To understand why paid labor alone cannot eliminate poverty, let’s examine employment in the public and private sectors. Public sector employment, based on the examples set by Kuwait and other oil-rich Gulf States, is now a recognized mechanism to provide citizens with a proper living standard. In Kuwait, for example, public servants are over 60% of the total labour force and do live comfortably. In Guyana, public employment hovers around 20% or just around 51,000 workers (Guyana Labour Force Survey, 2020). To make public service employment a route to decent living would require a significant spike in the minimum wage and other benefits. But high remuneration rouses several problems. For one, it forces the private sector to compete for workers by raising its own pay. This drives up its cost of production, leading eventually to retrenchment or business closures. Secondly, the ethnic and urbanized composition of our public service raises issues about who would benefit and who would not. Thirdly, a high minimum wage makes lossmaking state-owned entities a greater national burden and deters efforts to divert their human resources to better opportunities. Our sugar industry is a case in point. In summary, work in the Guyana public sector will never be Kuwaiti-generous and deliver the working poor from their struggles.

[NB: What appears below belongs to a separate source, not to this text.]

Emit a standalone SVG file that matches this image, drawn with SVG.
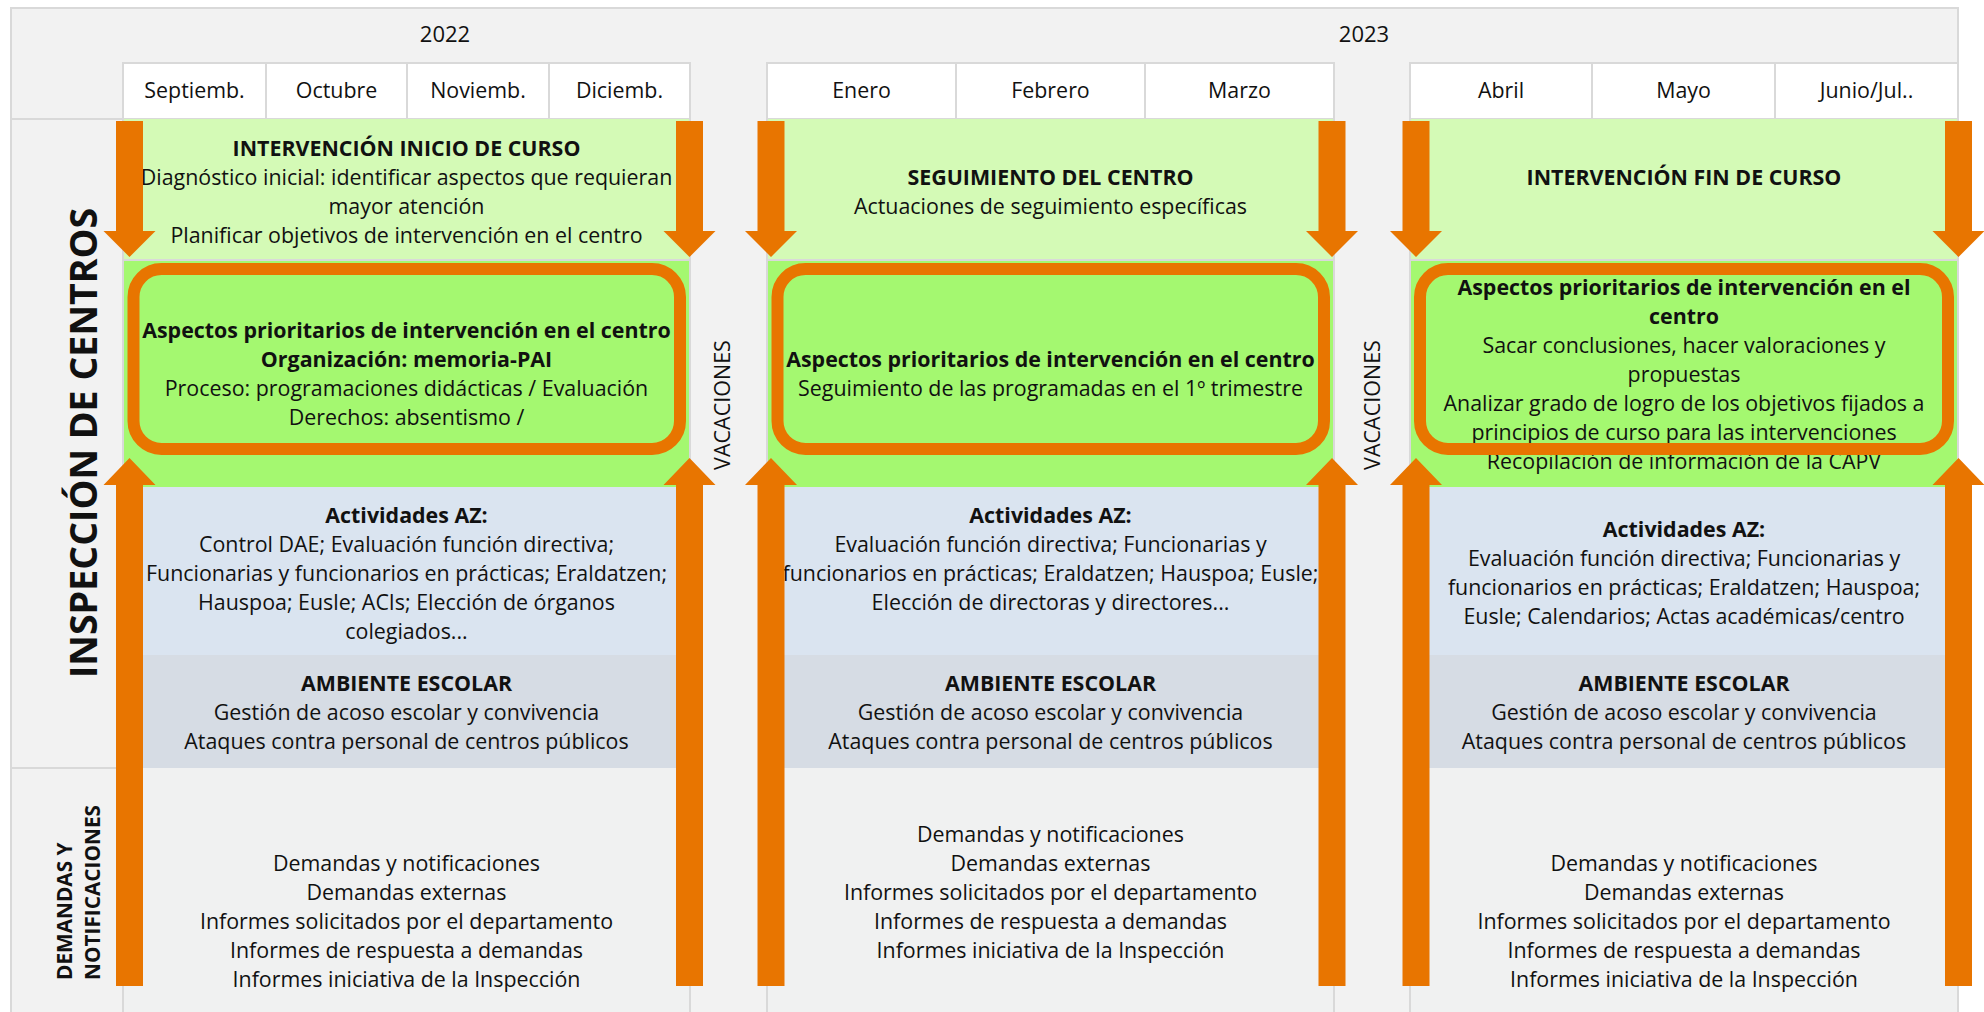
<svg xmlns="http://www.w3.org/2000/svg" xmlns:xlink="http://www.w3.org/1999/xlink" width="1984" height="1012" viewBox="0 0 1984 1012">
<style>
text{font-family:"Open Sans","Liberation Sans",sans-serif;fill:#111;font-size:21.4px;text-anchor:middle}
.b{font-weight:bold}
.hdr{fill:#f2f2f2;stroke:#d9d9d9;stroke-width:2}
.cell{fill:#fff;stroke:#d9d9d9;stroke-width:2}
.lg{fill:#d4fab6}
.bg{fill:#a4f870}
.bl{fill:#dae4f0}
.gr{fill:#d6dce4}
.bt{fill:#f0f1f1}
.edge{stroke:#d9d9d9;stroke-width:2;fill:none}
.frame{fill:none;stroke:#e87500;stroke-width:12}
.arr{fill:#e87500}
</style>
<defs>
<path id="down" d="M-13.5,121 H13.5 V231 H26 L0,257 L-26,231 H-13.5 Z"/>
<path id="up" d="M0,458 L26,485 H13.5 V986 H-13.5 V485 H-26 Z"/>
</defs>
<rect x="0" y="0" width="1984" height="1012" fill="#fff"/>
<rect class="hdr" x="11" y="8" width="1947" height="1010"/>
<line class="edge" x1="11" y1="119" x2="123" y2="119"/>
<line class="edge" x1="11" y1="768" x2="123" y2="768"/>

<g id="header">
<text x="445" y="42" style="font-size:22px">2022</text>
<text x="1364" y="42" style="font-size:22px">2023</text>
<g id="m-sep"><rect class="cell" x="123" y="63" width="143" height="56"/><text x="194.5" y="98">Septiemb.</text></g>
<g id="m-oct"><rect class="cell" x="266" y="63" width="141" height="56"/><text x="336.5" y="98">Octubre</text></g>
<g id="m-nov"><rect class="cell" x="407" y="63" width="142" height="56"/><text x="478" y="98">Noviemb.</text></g>
<g id="m-dic"><rect class="cell" x="549" y="63" width="141" height="56"/><text x="619.5" y="98">Diciemb.</text></g>
<g id="m-ene"><rect class="cell" x="767" y="63" width="189" height="56"/><text x="861.5" y="98">Enero</text></g>
<g id="m-feb"><rect class="cell" x="956" y="63" width="189" height="56"/><text x="1050.5" y="98">Febrero</text></g>
<g id="m-mar"><rect class="cell" x="1145" y="63" width="189" height="56"/><text x="1239.5" y="98">Marzo</text></g>
<g id="m-abr"><rect class="cell" x="1410" y="63" width="182" height="56"/><text x="1501" y="98">Abril</text></g>
<g id="m-may"><rect class="cell" x="1592" y="63" width="183" height="56"/><text x="1683.5" y="98">Mayo</text></g>
<g id="m-jun"><rect class="cell" x="1775" y="63" width="183" height="56"/><text x="1866.5" y="98">Junio/Jul..</text></g>
</g>

<g id="labels">
<text class="b" transform="translate(83.5,443) rotate(-90)" y="13.5" style="font-size:37.6px">INSPECCIÓN DE CENTROS</text>
<g transform="translate(0,980) rotate(-90)">
<text class="b" x="0" y="72" style="text-anchor:start;font-size:20.8px">DEMANDAS Y</text>
<text class="b" x="0" y="100" style="text-anchor:start;font-size:20.8px">NOTIFICACIONES</text>
</g>
<text transform="translate(722,405) rotate(-90)" y="7.5" style="font-size:21.5px">VACACIONES</text>
<text transform="translate(1372,405) rotate(-90)" y="7.5" style="font-size:21.5px">VACACIONES</text>
</g>

<g id="col1">
<rect class="lg" x="123" y="119" width="567" height="141"/>
<rect class="bg" x="123" y="261" width="567" height="226"/>
<rect class="bl" x="123" y="487" width="567" height="168"/>
<rect class="gr" x="123" y="655" width="567" height="113"/>
<rect class="bt" x="123" y="768" width="567" height="244"/>
<line class="edge" x1="123" y1="260" x2="690" y2="260"/>
<line class="edge" x1="123" y1="119" x2="123" y2="1012"/>
<line class="edge" x1="690" y1="119" x2="690" y2="1012"/>
<g id="c1-inicio">
<text class="b" x="406.5" y="156">INTERVENCIÓN INICIO DE CURSO</text>
<text x="406.5" y="185">Diagnóstico inicial: identificar aspectos que requieran</text>
<text x="406.5" y="214">mayor atención</text>
<text x="406.5" y="243">Planificar objetivos de intervención en el centro</text>
</g>
<g id="c1-aspectos">
<rect class="frame" x="133.5" y="269" width="546.5" height="180" rx="28"/>
<text class="b" x="406.5" y="338">Aspectos prioritarios de intervención en el centro</text>
<text class="b" x="406.5" y="367">Organización: memoria-PAI</text>
<text x="406.5" y="396">Proceso: programaciones didácticas / Evaluación</text>
<text x="406.5" y="425">Derechos: absentismo /</text>
</g>
<g id="c1-az">
<text class="b" x="406.5" y="523">Actividades AZ:</text>
<text x="406.5" y="552">Control DAE; Evaluación función directiva;</text>
<text x="406.5" y="581">Funcionarias y funcionarios en prácticas; Eraldatzen;</text>
<text x="406.5" y="610">Hauspoa; Eusle; ACIs; Elección de órganos</text>
<text x="406.5" y="639">colegiados...</text>
</g>
<g id="c1-ambiente">
<text class="b" x="406.5" y="691">AMBIENTE ESCOLAR</text>
<text x="406.5" y="720">Gestión de acoso escolar y convivencia</text>
<text x="406.5" y="749">Ataques contra personal de centros públicos</text>
</g>
<g id="c1-demandas">
<text x="406.5" y="871">Demandas y notificaciones</text>
<text x="406.5" y="900">Demandas externas</text>
<text x="406.5" y="929">Informes solicitados por el departamento</text>
<text x="406.5" y="958">Informes de respuesta a demandas</text>
<text x="406.5" y="987">Informes iniciativa de la Inspección</text>
</g>
</g>

<g id="col2">
<rect class="lg" x="767" y="119" width="567" height="141"/>
<rect class="bg" x="767" y="261" width="567" height="226"/>
<rect class="bl" x="767" y="487" width="567" height="168"/>
<rect class="gr" x="767" y="655" width="567" height="113"/>
<rect class="bt" x="767" y="768" width="567" height="244"/>
<line class="edge" x1="767" y1="260" x2="1334" y2="260"/>
<line class="edge" x1="767" y1="119" x2="767" y2="1012"/>
<line class="edge" x1="1334" y1="119" x2="1334" y2="1012"/>
<g id="c2-seguimiento">
<text class="b" x="1050.5" y="185">SEGUIMIENTO DEL CENTRO</text>
<text x="1050.5" y="214">Actuaciones de seguimiento específicas</text>
</g>
<g id="c2-aspectos">
<rect class="frame" x="777.5" y="269" width="546.5" height="180" rx="28"/>
<text class="b" x="1050.5" y="367">Aspectos prioritarios de intervención en el centro</text>
<text x="1050.5" y="396">Seguimiento de las programadas en el 1º trimestre</text>
</g>
<g id="c2-az">
<text class="b" x="1050.5" y="523">Actividades AZ:</text>
<text x="1050.5" y="552">Evaluación función directiva; Funcionarias y</text>
<text x="1050.5" y="581">funcionarios en prácticas; Eraldatzen; Hauspoa; Eusle;</text>
<text x="1050.5" y="610">Elección de directoras y directores...</text>
</g>
<g id="c2-ambiente">
<text class="b" x="1050.5" y="691">AMBIENTE ESCOLAR</text>
<text x="1050.5" y="720">Gestión de acoso escolar y convivencia</text>
<text x="1050.5" y="749">Ataques contra personal de centros públicos</text>
</g>
<g id="c2-demandas">
<text x="1050.5" y="842">Demandas y notificaciones</text>
<text x="1050.5" y="871">Demandas externas</text>
<text x="1050.5" y="900">Informes solicitados por el departamento</text>
<text x="1050.5" y="929">Informes de respuesta a demandas</text>
<text x="1050.5" y="958">Informes iniciativa de la Inspección</text>
</g>
</g>

<g id="col3">
<rect class="lg" x="1410" y="119" width="548" height="141"/>
<rect class="bg" x="1410" y="261" width="548" height="226"/>
<rect class="bl" x="1410" y="487" width="548" height="168"/>
<rect class="gr" x="1410" y="655" width="548" height="113"/>
<rect class="bt" x="1410" y="768" width="548" height="244"/>
<line class="edge" x1="1410" y1="260" x2="1958" y2="260"/>
<line class="edge" x1="1410" y1="119" x2="1410" y2="1012"/>
<line class="edge" x1="1958" y1="119" x2="1958" y2="1012"/>
<g id="c3-fin">
<text class="b" x="1684" y="185">INTERVENCIÓN FIN DE CURSO</text>
</g>
<g id="c3-aspectos">
<text class="b" x="1684" y="295">Aspectos prioritarios de intervención en el</text>
<text class="b" x="1684" y="324">centro</text>
<text x="1684" y="353">Sacar conclusiones, hacer valoraciones y</text>
<text x="1684" y="382">propuestas</text>
<text x="1684" y="411">Analizar grado de logro de los objetivos fijados a</text>
<text x="1684" y="440">principios de curso para las intervenciones</text>
<text x="1684" y="469">Recopilación de información de la CAPV</text>
<rect class="frame" x="1420" y="269" width="528" height="180" rx="28"/>
</g>
<g id="c3-az">
<text class="b" x="1684" y="537">Actividades AZ:</text>
<text x="1684" y="566">Evaluación función directiva; Funcionarias y</text>
<text x="1684" y="595">funcionarios en prácticas; Eraldatzen; Hauspoa;</text>
<text x="1684" y="624">Eusle; Calendarios; Actas académicas/centro</text>
</g>
<g id="c3-ambiente">
<text class="b" x="1684" y="691">AMBIENTE ESCOLAR</text>
<text x="1684" y="720">Gestión de acoso escolar y convivencia</text>
<text x="1684" y="749">Ataques contra personal de centros públicos</text>
</g>
<g id="c3-demandas">
<text x="1684" y="871">Demandas y notificaciones</text>
<text x="1684" y="900">Demandas externas</text>
<text x="1684" y="929">Informes solicitados por el departamento</text>
<text x="1684" y="958">Informes de respuesta a demandas</text>
<text x="1684" y="987">Informes iniciativa de la Inspección</text>
</g>
</g>

<g id="connectors" class="arr">
<use xlink:href="#down" href="#down" transform="translate(129.5,0)"/>
<use xlink:href="#up" href="#up" transform="translate(129.5,0)"/>
<use xlink:href="#down" href="#down" transform="translate(689.5,0)"/>
<use xlink:href="#up" href="#up" transform="translate(689.5,0)"/>
<use xlink:href="#down" href="#down" transform="translate(771,0)"/>
<use xlink:href="#up" href="#up" transform="translate(771,0)"/>
<use xlink:href="#down" href="#down" transform="translate(1332,0)"/>
<use xlink:href="#up" href="#up" transform="translate(1332,0)"/>
<use xlink:href="#down" href="#down" transform="translate(1416,0)"/>
<use xlink:href="#up" href="#up" transform="translate(1416,0)"/>
<use xlink:href="#down" href="#down" transform="translate(1958.5,0)"/>
<use xlink:href="#up" href="#up" transform="translate(1958.5,0)"/>
</g>
</svg>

What about the private sector? It employs over 70% of our workers. The largest employers by sectors are agriculture, manufacturing, construction, and wholesale and retail trade, transportation and storage, and accommodation and food service. These jobs are mostly low-skilled and low-paid. According to the World Bank (using the 2017 GLFS data), a considerable number of persons work in the private sector with only primary education or less. This simpleness of private-sector production in Guyana makes it the unlikely savior of low-level employees and the self-employed in both formal and informal activities. The World Bank calculated that just under 45% of self-employed persons and close to 40% of private sector employees are poor (the remainder work in the public sector). Looking forward, can the private sector boost its complexity and productivity to offer high pay and remain competitive? Can Guy-ana be an attractive investment destination as a high-wage country? If the answer is yes, let us hear the case. Of course, paid employment cannot eliminate poverty for those who do not work due to particular circumstances, such as the elderly, children, the unskilled, the redundant, and job seekers. Likewise, employment cannot help those who are engaged in unpaid labour, such as informal care-givers and domestics (who speaks for these women?). Building a poverty-free and contented society would require the provision of decent work opportunities as well as the creation of a comprehensive social protection system. The average working Guyanese must have a good take-home pay, free or cheap social services (inclusive of transportation, nutrition support, and justice), subsidies (for water and electricity), tax breaks, (for mortgage payments, etc.,) and transfers (child allowances, etc.,).